By comparing the topology optimization structure of small-size binary phononic crystal simple thin-plates with traditional plate shapes, columns, and multi-component or large-size complex phononic crystal plate topology optimization structures, it is shown that small-size binary simple thin-plate structures can achieve the maximum relative bandwidth within different specified frequency ranges, and the low-frequency sound insulation frequency band can be as low as 34 Hz. Modal analysis of the structural vibration modes reveals that the low-frequency bandgap characteristics of the small-sized phononic crystal thin-plate structures conform to the localized resonance mechanism. Furthermore, the parameters of the constituent materials and the filling positions of the scatterers in the thin-plate structure have varying degrees of influence on the starting and ending positions and sizes of the bandgaps.

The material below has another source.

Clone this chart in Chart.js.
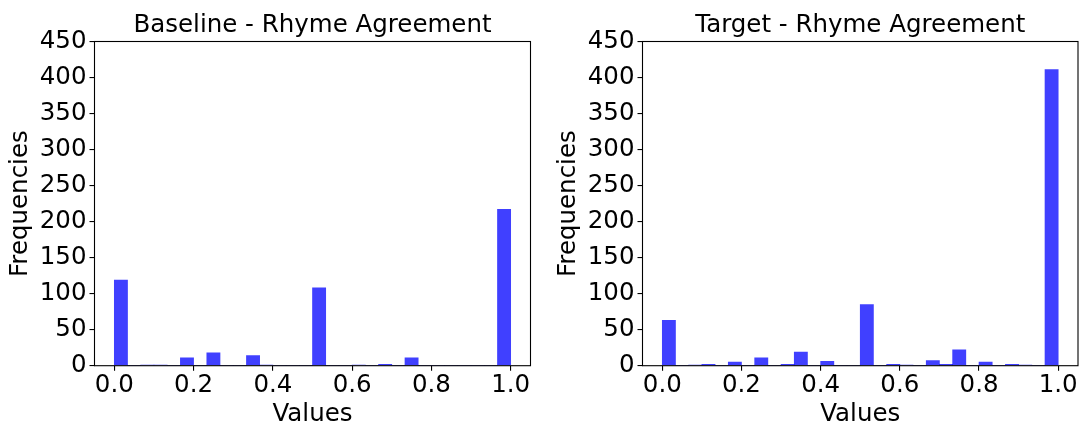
<!DOCTYPE html>
<html>
<head>
<meta charset="utf-8">
<script src="https://cdn.jsdelivr.net/npm/chart.js@4/dist/chart.umd.min.js"></script>
<style>
  html, body { margin: 0; padding: 0; background: #ffffff; }
  #wrap { position: relative; width: 1081px; height: 426px; overflow: hidden; background: #ffffff; }
  .panel { position: absolute; top: 0; }
  canvas { display: block; }
</style>
</head>
<body>
<div id="wrap">
  <div class="panel" style="left:0px"><canvas id="baselineChart" width="540" height="426"></canvas></div>
  <div class="panel" style="left:548px"><canvas id="targetChart" width="533" height="426"></canvas></div>
</div>
<script>
// Histogram bins: 30 equal bins over [0, 1]
const binLefts = [
  0/30, 1/30, 2/30, 3/30, 4/30, 5/30, 6/30, 7/30, 8/30, 9/30,
  10/30, 11/30, 12/30, 13/30, 14/30, 15/30, 16/30, 17/30, 18/30, 19/30,
  20/30, 21/30, 22/30, 23/30, 24/30, 25/30, 26/30, 27/30, 28/30, 29/30
];
const binWidth = 1 / 30;

// Counts per bin
const baselineCounts = [
  119, 0, 1, 1, 0, 11, 0, 18, 0, 0,
  14, 1, 0, 0, 0, 108, 0, 0, 1, 0,
  2, 0, 11, 0, 0, 0, 0, 0, 0, 217
];
const targetCounts = [
  63, 0, 1, 2, 0, 5, 0, 11, 0, 2,
  19, 0, 6, 0, 0, 85, 0, 2, 1, 0,
  7, 2, 22, 0, 5, 0, 2, 1, 0, 411
];

// Axis ticks
const xTickValues = [0.0, 0.2, 0.4, 0.6, 0.8, 1.0];
const yTickValues = [0, 50, 100, 150, 200, 250, 300, 350, 400, 450];

const FONT = 'DejaVu Sans';
const FS = 24.5;
const BAR_COLOR = 'rgba(0, 0, 255, 0.75)';

// Frame around the plotting area (all four spines)
const framePlugin = {
  id: 'frame',
  afterDatasetsDraw(chart) {
    const { ctx, chartArea: a } = chart;
    ctx.save();
    ctx.strokeStyle = '#000000';
    ctx.lineWidth = 1.1;
    ctx.strokeRect(a.left, a.top, a.right - a.left, a.bottom - a.top);
    ctx.restore();
  }
};

function histogram(canvasId, title, counts, rightPad) {
  const points = counts.map((c, i) => ({ x: binLefts[i] + binWidth / 2, y: c }));
  return new Chart(document.getElementById(canvasId), {
    type: 'bar',
    data: {
      datasets: [{
        data: points,
        backgroundColor: BAR_COLOR,
        borderWidth: 0,
        barPercentage: 1.0,
        categoryPercentage: 1.0,
        grouped: false
      }]
    },
    plugins: [framePlugin],
    options: {
      responsive: false,
      animation: false,
      devicePixelRatio: 1,
      layout: { padding: { left: 0, right: rightPad, top: 0, bottom: 0 } },
      plugins: {
        legend: { display: false },
        tooltip: { enabled: false },
        title: {
          display: true,
          text: title,
          fullSize: false,
          color: '#000000',
          font: { family: FONT, size: FS, weight: 'normal', lineHeight: 1.2 },
          padding: { top: 11.3, bottom: 0.8 }
        }
      },
      scales: {
        x: {
          type: 'linear',
          min: -0.05,
          max: 1.05,
          offset: false,
          afterBuildTicks(scale) { scale.ticks = xTickValues.map(v => ({ value: v })); },
          afterFit(scale) { scale.height = 60.3; },
          ticks: {
            color: '#000000',
            font: { family: FONT, size: FS, lineHeight: 1.2 },
            padding: 0,
            maxRotation: 0,
            autoSkip: false,
            callback: v => Number(v).toFixed(1)
          },
          grid: { display: true, drawOnChartArea: false, drawTicks: true, tickLength: 5, color: '#000000', lineWidth: 1.1, offset: false },
          border: { display: false },
          title: {
            display: true,
            text: 'Values',
            color: '#000000',
            font: { family: FONT, size: FS, lineHeight: 0.9 },
            padding: { top: 0, bottom: 0 }
          }
        },
        y: {
          min: 0,
          max: 450,
          afterBuildTicks(scale) { scale.ticks = yTickValues.map(v => ({ value: v })); },
          afterFit(scale) { scale.width = 94.5; },
          ticks: {
            color: '#000000',
            font: { family: FONT, size: FS, lineHeight: 1.2 },
            padding: 3,
            autoSkip: false
          },
          grid: { display: true, drawOnChartArea: false, drawTicks: true, tickLength: 5, color: '#000000', lineWidth: 1.1 },
          border: { display: false },
          title: {
            display: true,
            text: 'Frequencies',
            color: '#000000',
            font: { family: FONT, size: FS, lineHeight: 1.2 },
            padding: { top: 6, bottom: 0 }
          }
        }
      }
    }
  });
}

histogram('baselineChart', 'Baseline - Rhyme Agreement', baselineCounts, 9.5);
histogram('targetChart', 'Target - Rhyme Agreement', targetCounts, 3);
</script>
</body>
</html>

The research results of this work enrich the understanding of how to utilize algorithmic optimization design for phononic crystal structures within the desired frequency range. Experimental validations will be carried out in the subsequent work. We are in the process of building up our laboratory and will try to perform as many experiments as possible to further support our research in subsequent work. Future work provides an algorithmic design approach for the topological optimization of low-frequency bandgap characteristics in thin plate structures. Moreover, the topologically optimized two-component thin-plate structures have the advantages of simplicity and ease of processing. They can be applied in areas such as highway noise barriers or railway noise control, offering new possibilities for low-frequency and even ultra-low-frequency vibration damping and noise reduction in engineering and mechanical applications.